DATA BLOCK:
───
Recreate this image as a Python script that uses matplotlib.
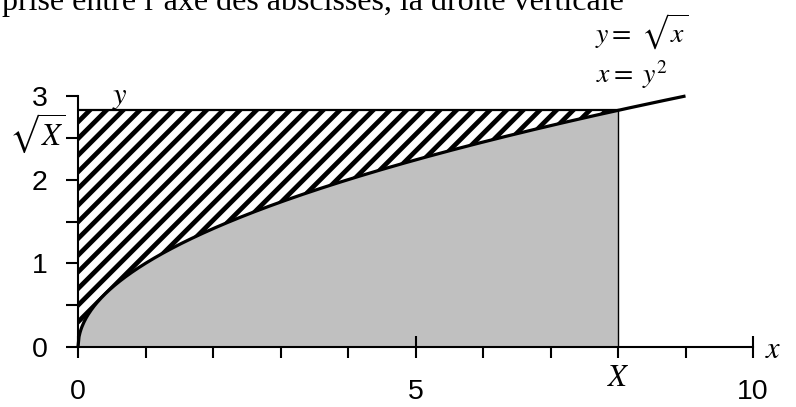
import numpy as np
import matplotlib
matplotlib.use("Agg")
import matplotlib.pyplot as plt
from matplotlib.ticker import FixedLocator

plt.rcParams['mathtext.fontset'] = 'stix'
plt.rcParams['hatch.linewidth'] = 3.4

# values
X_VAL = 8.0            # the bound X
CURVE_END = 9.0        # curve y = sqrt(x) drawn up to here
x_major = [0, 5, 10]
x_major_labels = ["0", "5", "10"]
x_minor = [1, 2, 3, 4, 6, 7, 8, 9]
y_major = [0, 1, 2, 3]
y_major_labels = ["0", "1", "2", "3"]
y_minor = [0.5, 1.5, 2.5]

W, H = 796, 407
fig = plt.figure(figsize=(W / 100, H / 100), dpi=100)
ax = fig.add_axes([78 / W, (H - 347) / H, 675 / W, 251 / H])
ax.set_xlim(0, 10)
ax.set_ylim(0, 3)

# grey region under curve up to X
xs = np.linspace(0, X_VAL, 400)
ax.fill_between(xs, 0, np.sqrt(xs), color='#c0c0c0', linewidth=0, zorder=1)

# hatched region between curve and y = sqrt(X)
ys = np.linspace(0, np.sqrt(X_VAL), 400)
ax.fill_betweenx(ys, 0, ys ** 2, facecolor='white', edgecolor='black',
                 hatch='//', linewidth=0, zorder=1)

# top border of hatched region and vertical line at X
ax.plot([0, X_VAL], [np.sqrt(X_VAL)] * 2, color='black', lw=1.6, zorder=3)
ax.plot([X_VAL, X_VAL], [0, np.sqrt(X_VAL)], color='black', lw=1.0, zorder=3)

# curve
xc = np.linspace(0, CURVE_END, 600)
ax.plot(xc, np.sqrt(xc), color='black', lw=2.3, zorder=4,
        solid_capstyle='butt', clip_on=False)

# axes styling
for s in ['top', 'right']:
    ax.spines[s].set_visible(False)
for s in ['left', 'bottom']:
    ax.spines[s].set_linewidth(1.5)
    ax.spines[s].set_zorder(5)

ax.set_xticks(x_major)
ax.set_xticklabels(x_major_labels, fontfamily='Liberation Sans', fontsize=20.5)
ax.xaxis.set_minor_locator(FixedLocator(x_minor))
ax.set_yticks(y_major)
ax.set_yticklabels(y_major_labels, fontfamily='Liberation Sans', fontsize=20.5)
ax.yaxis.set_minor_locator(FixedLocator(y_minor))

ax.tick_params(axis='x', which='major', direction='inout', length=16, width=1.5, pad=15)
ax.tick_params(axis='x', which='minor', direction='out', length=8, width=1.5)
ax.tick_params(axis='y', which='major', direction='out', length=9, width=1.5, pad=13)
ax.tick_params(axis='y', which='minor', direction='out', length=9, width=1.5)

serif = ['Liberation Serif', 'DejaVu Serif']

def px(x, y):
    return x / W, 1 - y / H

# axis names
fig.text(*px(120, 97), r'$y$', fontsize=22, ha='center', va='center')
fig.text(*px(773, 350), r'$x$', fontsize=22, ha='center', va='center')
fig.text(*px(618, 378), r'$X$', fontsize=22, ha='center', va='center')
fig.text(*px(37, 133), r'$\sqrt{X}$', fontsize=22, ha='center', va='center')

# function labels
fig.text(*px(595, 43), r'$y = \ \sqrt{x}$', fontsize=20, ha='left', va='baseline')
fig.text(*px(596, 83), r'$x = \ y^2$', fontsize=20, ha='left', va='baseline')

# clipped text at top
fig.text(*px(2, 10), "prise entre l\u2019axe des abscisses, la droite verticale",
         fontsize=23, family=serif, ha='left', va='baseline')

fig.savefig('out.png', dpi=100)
───
GIVEN INSTRUCTION:
Up to and including the line containing "y_minor = [0.5, 1.5, 2.5]", repeat every line from the start of the data, but none of the pictures.

WRITTEN SOLUTION:
Recreate this image as a Python script that uses matplotlib.
import numpy as np
import matplotlib
matplotlib.use("Agg")
import matplotlib.pyplot as plt
from matplotlib.ticker import FixedLocator

plt.rcParams['mathtext.fontset'] = 'stix'
plt.rcParams['hatch.linewidth'] = 3.4

# values
X_VAL = 8.0            # the bound X
CURVE_END = 9.0        # curve y = sqrt(x) drawn up to here
x_major = [0, 5, 10]
x_major_labels = ["0", "5", "10"]
x_minor = [1, 2, 3, 4, 6, 7, 8, 9]
y_major = [0, 1, 2, 3]
y_major_labels = ["0", "1", "2", "3"]
y_minor = [0.5, 1.5, 2.5]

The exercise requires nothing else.